Humboldt will recover

Jeff Editor

From the Editor’s Desk

Jeff Gaye

If you’re not from Saskatchewan, you can be forgiven if you had never heard of Humboldt before last week.

In Saskatchewan, place names aren’t just part of the geography, they’re part of the vocabulary. But to an outsider, the towns are
all pretty much the same. The hotel (bar) is at the corner of Main Street and Railway Avenue, the Co-op is a block up Main Street and the Credit Union is next door or across the street.

To someone from Saskatchewan, every town’s name projects a picture of a very specific place, and usually suggests a story. And the stories often centre around sports: baseball, curling, and especially hockey.

Humboldt is a jewel on the prairie. It has long been the administrative and economic centre of a sprawling rural municipality, and it has some of the strong stone-and-brick structures that go with that – the post office and the court house are classics of the type.

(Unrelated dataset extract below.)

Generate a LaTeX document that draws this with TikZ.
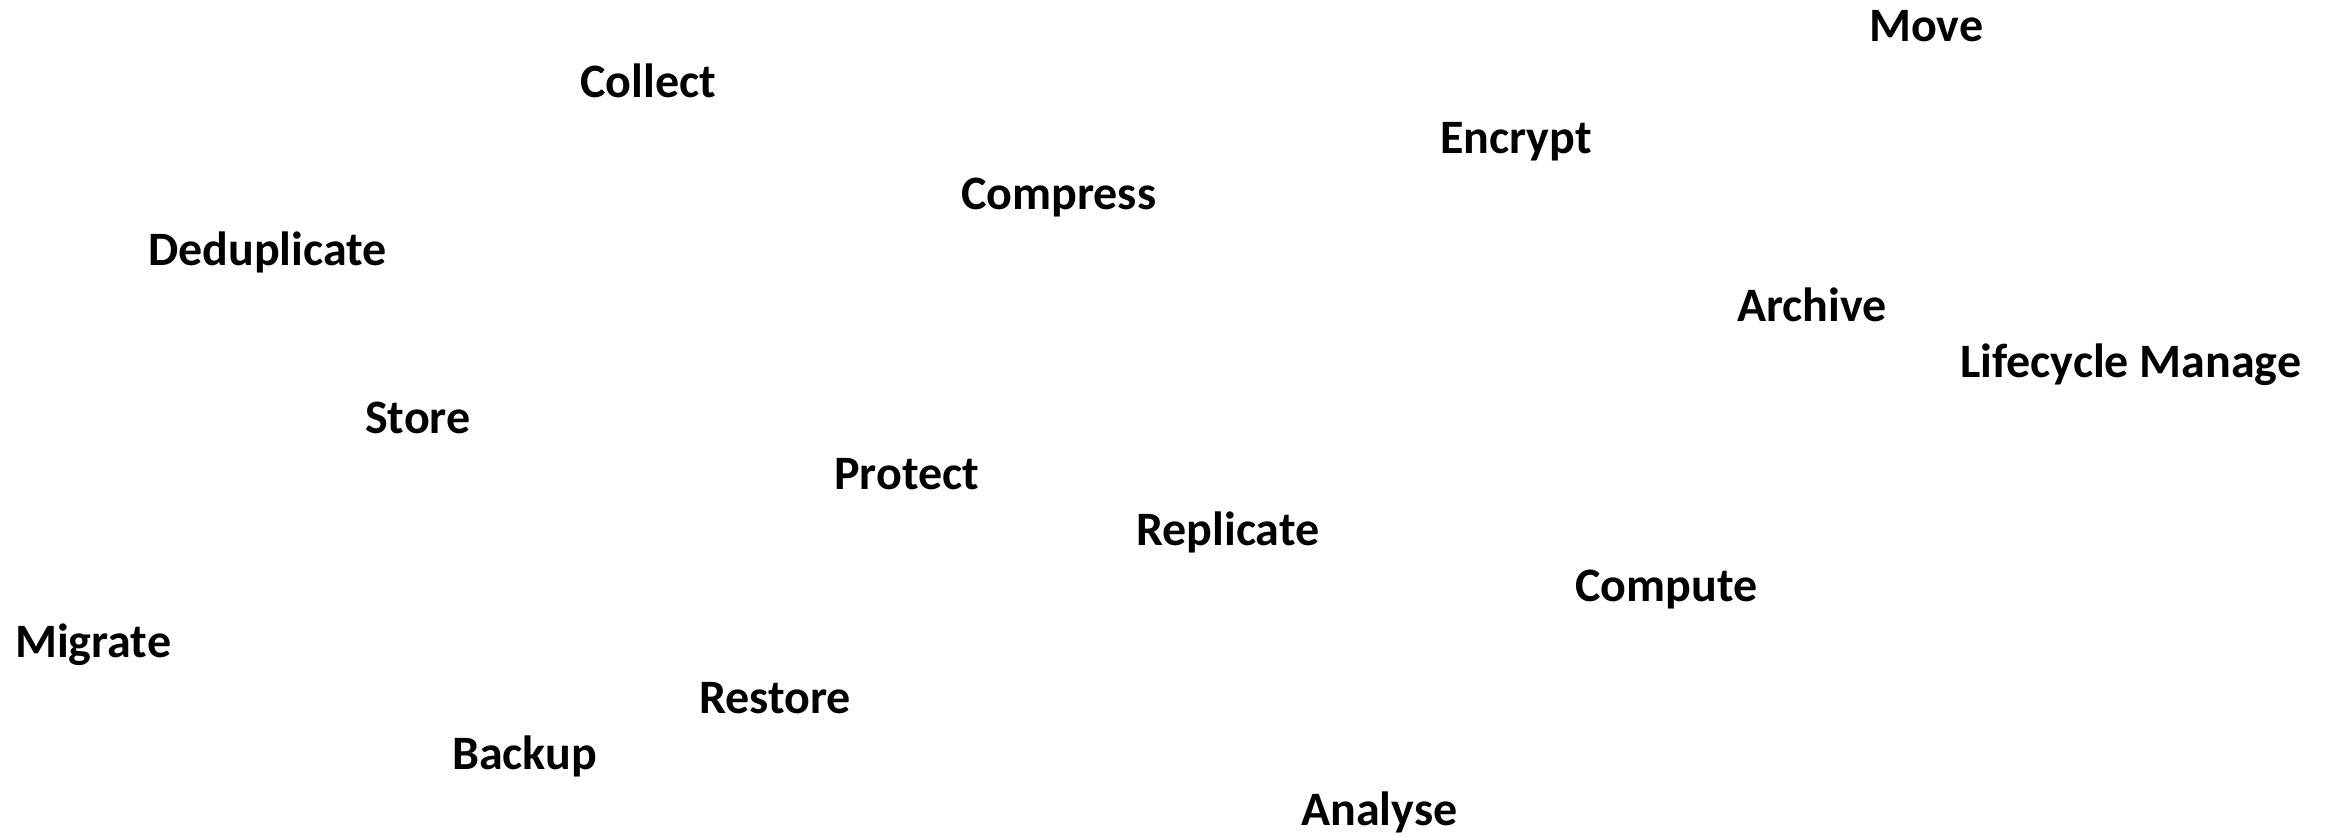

As a tip to the German immigrants whose descendants still make up much of the region’s population, a few of the buildings downtown have a decidedly German look to them. Humboldt in the summertime is a beautiful little city with tidy tree-lined streets. It’s a delight to drive into town.

For hockey fans, Humboldt is famous as the home of three-time Vezina Trophy winning goalie Glenn Hall. Now, sadly, Glenn Hall is Humboldt’s second best-known hockey story.

I love the compassion the world has shown following the tragedy of the 2018 Humboldt Broncos. Of course, I hope — and I’m sure — those promising young lives will not be forgotten. But I also know the name Humboldt, Saskatchewan will not forever be associated with tragedy and pain.

Soon our attention will turn elsewhere. Humboldt will always carry the memory of its loss, but life in that tough yet charming city will go on.